--- What is expected ---
Retype only what runs from the first line of the listing to the line holding "const names = ['dash','solid'];", both included. Do not retype the pictures.

--- Information provided ---
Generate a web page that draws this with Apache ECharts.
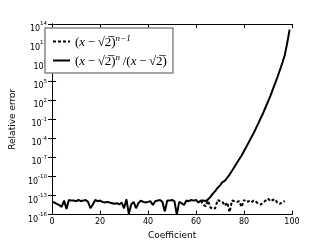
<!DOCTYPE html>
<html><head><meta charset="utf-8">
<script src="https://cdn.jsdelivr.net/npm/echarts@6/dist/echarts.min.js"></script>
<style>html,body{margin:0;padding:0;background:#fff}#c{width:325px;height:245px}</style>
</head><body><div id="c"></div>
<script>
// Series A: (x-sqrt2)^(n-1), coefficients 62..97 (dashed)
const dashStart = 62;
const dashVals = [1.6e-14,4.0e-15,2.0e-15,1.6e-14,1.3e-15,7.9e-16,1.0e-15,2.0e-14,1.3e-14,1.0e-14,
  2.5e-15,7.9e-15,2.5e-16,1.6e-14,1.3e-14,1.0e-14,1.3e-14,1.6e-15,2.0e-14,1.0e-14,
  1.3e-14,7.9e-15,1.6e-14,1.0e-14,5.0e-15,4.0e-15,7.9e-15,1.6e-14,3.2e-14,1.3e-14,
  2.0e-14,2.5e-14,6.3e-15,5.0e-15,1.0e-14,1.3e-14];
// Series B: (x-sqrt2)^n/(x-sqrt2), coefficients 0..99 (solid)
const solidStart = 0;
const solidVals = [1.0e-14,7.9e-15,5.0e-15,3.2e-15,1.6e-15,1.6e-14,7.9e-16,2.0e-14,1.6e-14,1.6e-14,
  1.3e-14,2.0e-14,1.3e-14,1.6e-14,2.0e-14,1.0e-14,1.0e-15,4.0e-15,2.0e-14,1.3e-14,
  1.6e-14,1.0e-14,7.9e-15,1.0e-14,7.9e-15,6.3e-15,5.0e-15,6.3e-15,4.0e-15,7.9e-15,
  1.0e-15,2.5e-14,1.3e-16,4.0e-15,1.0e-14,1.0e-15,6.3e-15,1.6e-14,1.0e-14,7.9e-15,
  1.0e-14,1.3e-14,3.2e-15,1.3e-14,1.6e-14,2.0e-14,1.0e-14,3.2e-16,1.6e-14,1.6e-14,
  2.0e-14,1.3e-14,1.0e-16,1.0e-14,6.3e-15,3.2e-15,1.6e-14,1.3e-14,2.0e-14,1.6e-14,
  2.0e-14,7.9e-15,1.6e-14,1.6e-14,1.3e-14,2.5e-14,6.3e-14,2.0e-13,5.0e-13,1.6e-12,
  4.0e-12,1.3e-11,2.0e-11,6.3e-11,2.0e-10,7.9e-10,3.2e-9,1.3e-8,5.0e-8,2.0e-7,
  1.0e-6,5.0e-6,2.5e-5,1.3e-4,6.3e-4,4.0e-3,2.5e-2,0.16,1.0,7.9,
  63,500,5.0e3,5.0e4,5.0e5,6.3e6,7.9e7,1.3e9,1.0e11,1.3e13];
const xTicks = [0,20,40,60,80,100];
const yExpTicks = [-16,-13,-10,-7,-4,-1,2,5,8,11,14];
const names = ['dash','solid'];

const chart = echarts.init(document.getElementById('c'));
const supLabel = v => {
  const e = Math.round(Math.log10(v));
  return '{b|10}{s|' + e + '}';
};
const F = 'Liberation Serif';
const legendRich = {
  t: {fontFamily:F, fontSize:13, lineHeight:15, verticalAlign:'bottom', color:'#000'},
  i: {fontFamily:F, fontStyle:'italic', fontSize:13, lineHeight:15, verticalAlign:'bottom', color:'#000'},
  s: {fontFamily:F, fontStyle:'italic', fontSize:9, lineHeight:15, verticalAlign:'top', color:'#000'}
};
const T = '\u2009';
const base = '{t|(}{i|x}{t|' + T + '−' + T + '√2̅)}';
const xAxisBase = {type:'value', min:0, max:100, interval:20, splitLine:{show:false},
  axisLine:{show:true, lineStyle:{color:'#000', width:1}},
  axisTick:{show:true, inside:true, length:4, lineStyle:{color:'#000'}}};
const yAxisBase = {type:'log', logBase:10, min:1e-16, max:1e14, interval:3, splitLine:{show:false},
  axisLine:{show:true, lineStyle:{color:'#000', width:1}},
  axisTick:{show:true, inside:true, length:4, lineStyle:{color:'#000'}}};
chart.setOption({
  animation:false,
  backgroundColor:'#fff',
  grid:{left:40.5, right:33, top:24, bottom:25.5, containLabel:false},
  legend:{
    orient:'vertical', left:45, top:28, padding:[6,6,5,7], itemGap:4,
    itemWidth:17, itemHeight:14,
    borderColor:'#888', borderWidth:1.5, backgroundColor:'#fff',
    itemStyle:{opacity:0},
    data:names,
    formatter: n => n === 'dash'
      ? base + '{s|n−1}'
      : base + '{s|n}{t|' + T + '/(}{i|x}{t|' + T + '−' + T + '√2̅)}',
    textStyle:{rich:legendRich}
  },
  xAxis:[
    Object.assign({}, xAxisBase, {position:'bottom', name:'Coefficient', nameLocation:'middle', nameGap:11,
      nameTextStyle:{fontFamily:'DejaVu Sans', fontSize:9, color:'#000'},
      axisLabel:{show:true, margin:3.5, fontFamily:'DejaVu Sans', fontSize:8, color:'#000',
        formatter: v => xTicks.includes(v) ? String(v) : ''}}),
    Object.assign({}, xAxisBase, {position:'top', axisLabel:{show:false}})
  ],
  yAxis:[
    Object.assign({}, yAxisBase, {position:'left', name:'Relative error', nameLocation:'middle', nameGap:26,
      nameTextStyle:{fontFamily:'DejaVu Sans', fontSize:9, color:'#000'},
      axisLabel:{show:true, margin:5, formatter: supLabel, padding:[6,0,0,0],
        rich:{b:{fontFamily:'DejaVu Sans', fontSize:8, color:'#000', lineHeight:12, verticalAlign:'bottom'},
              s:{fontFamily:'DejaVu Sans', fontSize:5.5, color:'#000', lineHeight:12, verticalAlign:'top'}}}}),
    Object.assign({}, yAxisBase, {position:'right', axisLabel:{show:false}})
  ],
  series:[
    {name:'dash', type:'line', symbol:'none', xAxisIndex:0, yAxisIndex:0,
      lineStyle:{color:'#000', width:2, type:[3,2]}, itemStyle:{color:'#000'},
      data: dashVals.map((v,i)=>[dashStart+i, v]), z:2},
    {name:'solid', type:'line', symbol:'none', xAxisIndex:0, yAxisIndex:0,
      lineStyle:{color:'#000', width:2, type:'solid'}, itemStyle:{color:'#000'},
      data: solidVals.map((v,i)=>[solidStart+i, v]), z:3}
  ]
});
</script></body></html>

--- Answer to the exercise ---
Generate a web page that draws this with Apache ECharts.
<!DOCTYPE html>
<html><head><meta charset="utf-8">
<script src="https://cdn.jsdelivr.net/npm/echarts@6/dist/echarts.min.js"></script>
<style>html,body{margin:0;padding:0;background:#fff}#c{width:325px;height:245px}</style>
</head><body><div id="c"></div>
<script>
// Series A: (x-sqrt2)^(n-1), coefficients 62..97 (dashed)
const dashStart = 62;
const dashVals = [1.6e-14,4.0e-15,2.0e-15,1.6e-14,1.3e-15,7.9e-16,1.0e-15,2.0e-14,1.3e-14,1.0e-14,
  2.5e-15,7.9e-15,2.5e-16,1.6e-14,1.3e-14,1.0e-14,1.3e-14,1.6e-15,2.0e-14,1.0e-14,
  1.3e-14,7.9e-15,1.6e-14,1.0e-14,5.0e-15,4.0e-15,7.9e-15,1.6e-14,3.2e-14,1.3e-14,
  2.0e-14,2.5e-14,6.3e-15,5.0e-15,1.0e-14,1.3e-14];
// Series B: (x-sqrt2)^n/(x-sqrt2), coefficients 0..99 (solid)
const solidStart = 0;
const solidVals = [1.0e-14,7.9e-15,5.0e-15,3.2e-15,1.6e-15,1.6e-14,7.9e-16,2.0e-14,1.6e-14,1.6e-14,
  1.3e-14,2.0e-14,1.3e-14,1.6e-14,2.0e-14,1.0e-14,1.0e-15,4.0e-15,2.0e-14,1.3e-14,
  1.6e-14,1.0e-14,7.9e-15,1.0e-14,7.9e-15,6.3e-15,5.0e-15,6.3e-15,4.0e-15,7.9e-15,
  1.0e-15,2.5e-14,1.3e-16,4.0e-15,1.0e-14,1.0e-15,6.3e-15,1.6e-14,1.0e-14,7.9e-15,
  1.0e-14,1.3e-14,3.2e-15,1.3e-14,1.6e-14,2.0e-14,1.0e-14,3.2e-16,1.6e-14,1.6e-14,
  2.0e-14,1.3e-14,1.0e-16,1.0e-14,6.3e-15,3.2e-15,1.6e-14,1.3e-14,2.0e-14,1.6e-14,
  2.0e-14,7.9e-15,1.6e-14,1.6e-14,1.3e-14,2.5e-14,6.3e-14,2.0e-13,5.0e-13,1.6e-12,
  4.0e-12,1.3e-11,2.0e-11,6.3e-11,2.0e-10,7.9e-10,3.2e-9,1.3e-8,5.0e-8,2.0e-7,
  1.0e-6,5.0e-6,2.5e-5,1.3e-4,6.3e-4,4.0e-3,2.5e-2,0.16,1.0,7.9,
  63,500,5.0e3,5.0e4,5.0e5,6.3e6,7.9e7,1.3e9,1.0e11,1.3e13];
const xTicks = [0,20,40,60,80,100];
const yExpTicks = [-16,-13,-10,-7,-4,-1,2,5,8,11,14];
const names = ['dash','solid'];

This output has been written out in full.